AirfareWatchdog: Look, we all know that folks at the Transportation Security Administration have a tough job, they're there to protect us, and all that. But they could probably do a better job. Judging from recent events, it seems they think the real threat to national security isn't, say, a shifty businessman scamming his way onto a transcontinental Virgin Atlantic flight using a stolen and expired boarding pass (for the wrong date and flight, no less), as Nigerian national Olajide Oluwaseun Noibi did just a few weeks back (amazingly, law enforcement stopped him but let him go, only to arrest him when he pulled the same stunt on a subsequent flight).
No, the real danger comes from people like Jean Weber's 95 year-old, wheelchair-bound, Depends-wearing mother, who, just a few days before Noibi's joyride, attempted to board a plane from Florida to Michigan to see her family, perhaps for the last time before possibly dying of leukemia.

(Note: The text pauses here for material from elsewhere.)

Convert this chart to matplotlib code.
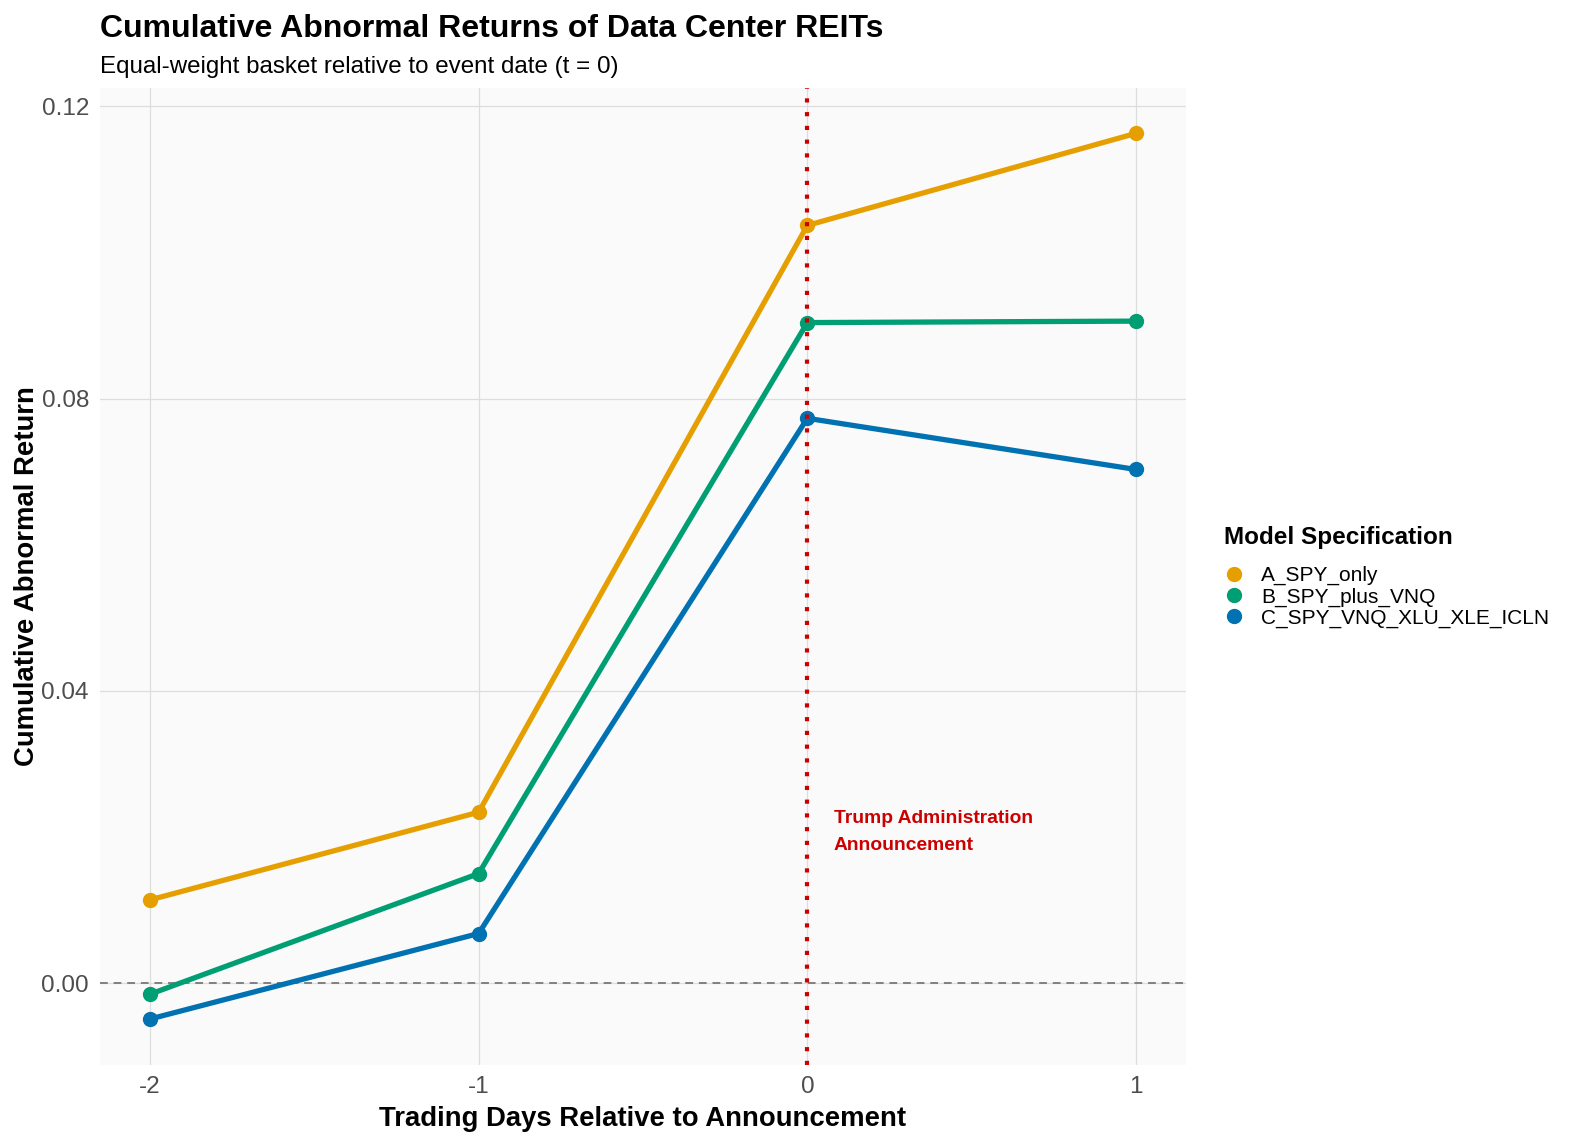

Agents in New York couldn't be bothered to read the boarding pass of a man that had no business boarding a plane to California, but their counterparts at the Northwest Florida Regional Airport had all the time in the world to ruin the day of a very old, very frail and frightened woman, pulling her aside for 45 minutes of additional screening and forcing her to remove her undergarments.
When it comes to the TSA, one thing's for sure – they sure have no idea how to get the traveling public to like them. Since their creation in 2001, barely a week goes by that we don't hear yet another tale of agency dysfunction – often of the most hilarious kind. Here are ten memorable stories from recent years.
#1 DIPLOMACY IN ACTION Meera Shankar is India's ambassador to the United States. Shankar was invited to Jackson, Mississippi as a guest of Mississippi State University, where she met with Mississippi's Lieutenant Governor and gave a speech. As a souvenir, she took home an unhappy memory. While passing through security on her way out of town, Shankar was pulled aside for a very thorough -- and, despite her requests for privacy -- a very public pat down. Agents told the media afterwards that Shankar was singled out due to the fact that she was wearing a sari. Isn't that what all the terrorists wear? No? A shaken Shankar told her hosts that her first visit was probably going to be her last.
#2 THE CASE OF THE MYSTERIOUS NIPPLE RING When you head for the metal detector, maybe you want to remove your body armor. At least that's what Mandi Hamlin discovered, when she tried to board a plane out of Lubbock, Texas back in 2008. After metal was detected in her chest area, an agent informed her that if she wanted to get on the flight, she'd have to remove whatever was going on underneath her clothing. Which happened, by the way, to be nipple piercings. Hamlin requested a visual check, but the agent refused, instead handing her a pair of pliers. So she could remove the piercings. From her breasts. In the middle of the airport.